Colorado Governor John Hickenlooper has signed legislation limiting employer access to employees’ and job applicants’ private social media information. Under the measure (HB 13-1046), effective upon signing on May 11, 2013, employers in Colorado may not “suggest, request or require” or cause employees or applicants to (i) disclose the means of accessing the employees’ or applicants’ personal account or service through the employees’ or applicants’ electronic communication device, or (ii) change their privacy settings for an associated social networking account. 

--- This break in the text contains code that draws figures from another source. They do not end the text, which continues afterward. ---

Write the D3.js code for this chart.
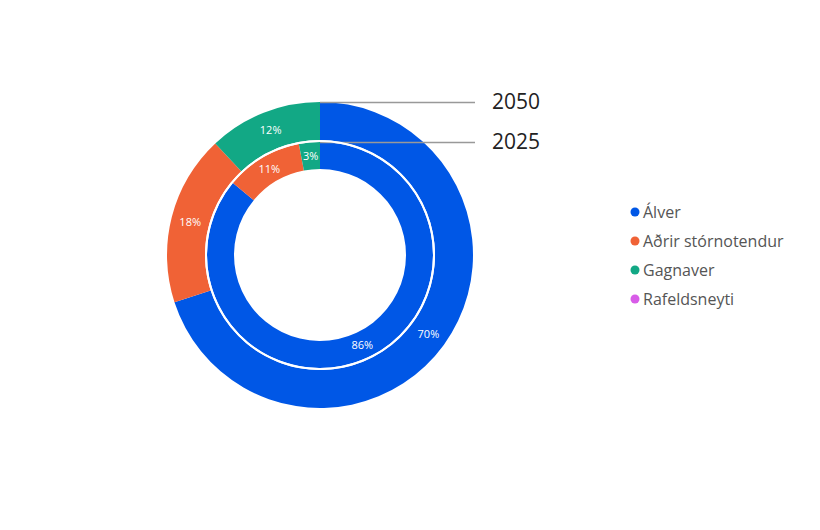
<!DOCTYPE html>
<html><head><meta charset="utf-8">
<script src="https://cdn.jsdelivr.net/npm/d3@7"></script>
<style>body{margin:0;background:#fff;font-family:"Segoe UI","Open Sans","Noto Sans",sans-serif;}</style>
</head><body><svg id="c" width="820" height="530"></svg>
<script>
const categories = ["Álver","Aðrir stórnotendur","Gagnaver","Rafeldsneyti"];
const colors = ["#0057e6","#f06236","#12a885","#d85ce8"];
const years = ["2050","2025"];
const values2050 = [70,18,12,0];
const values2025 = [86,11,3,0];

const svg = d3.select("#c");
const cx = 320, cy = 255;
const rings = [
  {year: years[0], vals: values2050, r0: 115, r1: 153},
  {year: years[1], vals: values2025, r0: 86, r1: 113}
];
const pie = d3.pie().sort(null).value(d => d);
const g = svg.append("g").attr("transform", `translate(${cx},${cy})`);
rings.forEach(ring => {
  const arc = d3.arc().innerRadius(ring.r0).outerRadius(ring.r1);
  const arcs = pie(ring.vals);
  g.selectAll(null).data(arcs).enter().append("path")
    .attr("d", arc).attr("fill", (d,i) => colors[i]);
  g.selectAll(null).data(arcs.filter(d => d.data > 0)).enter().append("text")
    .attr("transform", d => `translate(${arc.centroid(d)})`)
    .attr("text-anchor","middle").attr("dy","0.35em")
    .attr("fill","#fff").attr("font-size",11)
    .text(d => d.data + "%");
  g.append("line").attr("x1",0).attr("x2",155).attr("y1",-ring.r1+0.5).attr("y2",-ring.r1+0.5)
    .attr("stroke","#999").attr("stroke-width",1.5);
  g.append("text").attr("x",172).attr("y",-ring.r1).attr("dy","0.35em")
    .attr("font-size",21).attr("fill","#222").text(ring.year);
});
g.append("circle").attr("r",114).attr("fill","none").attr("stroke","#fff").attr("stroke-width",2);

const lg = svg.append("g");
categories.forEach((c,i) => {
  const y = 212 + i*29;
  lg.append("circle").attr("cx",635).attr("cy",y).attr("r",4.5).attr("fill",colors[i]);
  lg.append("text").attr("x",643).attr("y",y).attr("dy","0.35em")
    .attr("font-size",16).attr("fill","#555").text(c);
});
</script></body></html>
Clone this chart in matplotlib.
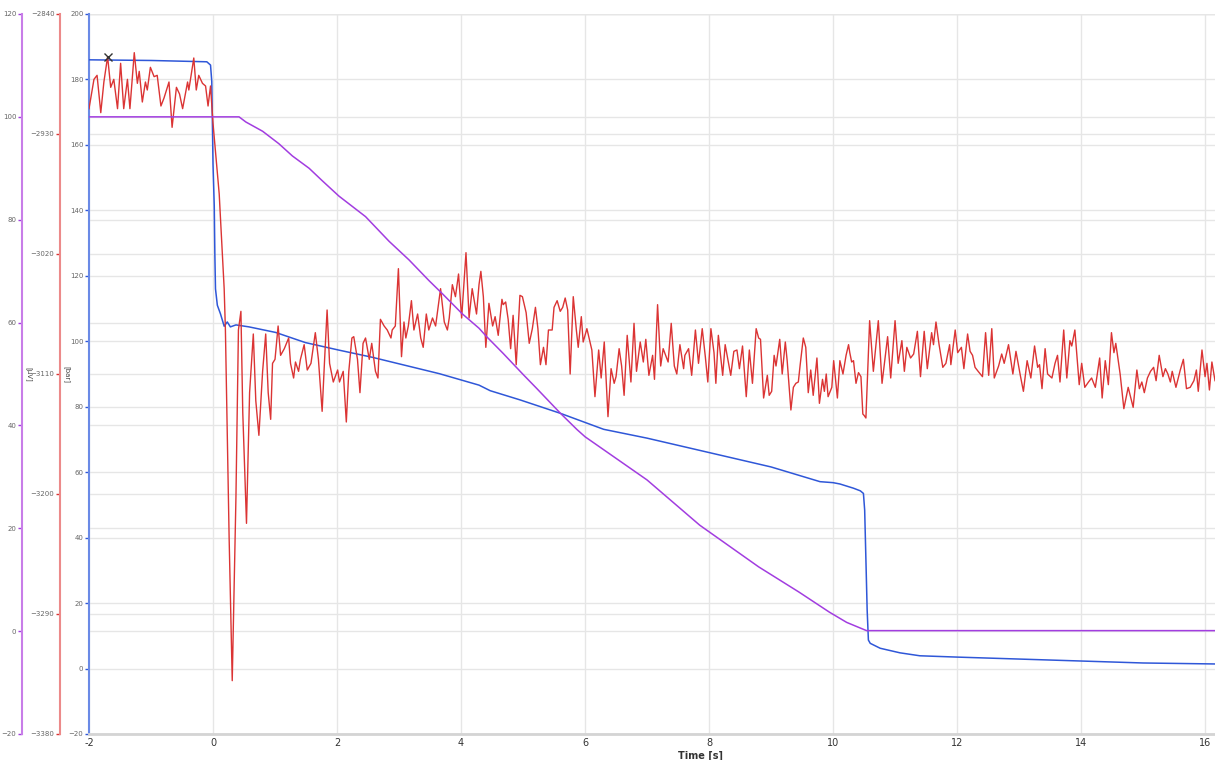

Employers also are prohibited from compelling an employee or applicant to become a friend, contact or connection of the employer or the employer’s agent. Employers may not fail or refuse to hire applicants, or discipline or otherwise penalize employees, who refuse to provide access to their personal accounts or add the employers to their contacts.

The law, however, does not prohibit employers from requiring their employees to provide access, including user name and password, to non-personal accounts or services that allow access to employers’ information systems. It also does not prohibit certain employers (in specific industries, e.g., securities and finance, who have to comply with certain regulatory requirements) from conducting investigations concerning the use of personal websites, web-based accounts or similar accounts by an employee for business purposes. The same is true for investigations involving the unauthorized downloading of employer proprietary or financial information to a personal website, web-based account or similar account.

The new Colorado law does not provide for a private right of action for violations, but aggrieved persons may file a complaint with the Department of Labor and Employment, which may impose fines of up to $1,000 for a first offense, and not more than $5,000 for subsequent offenses.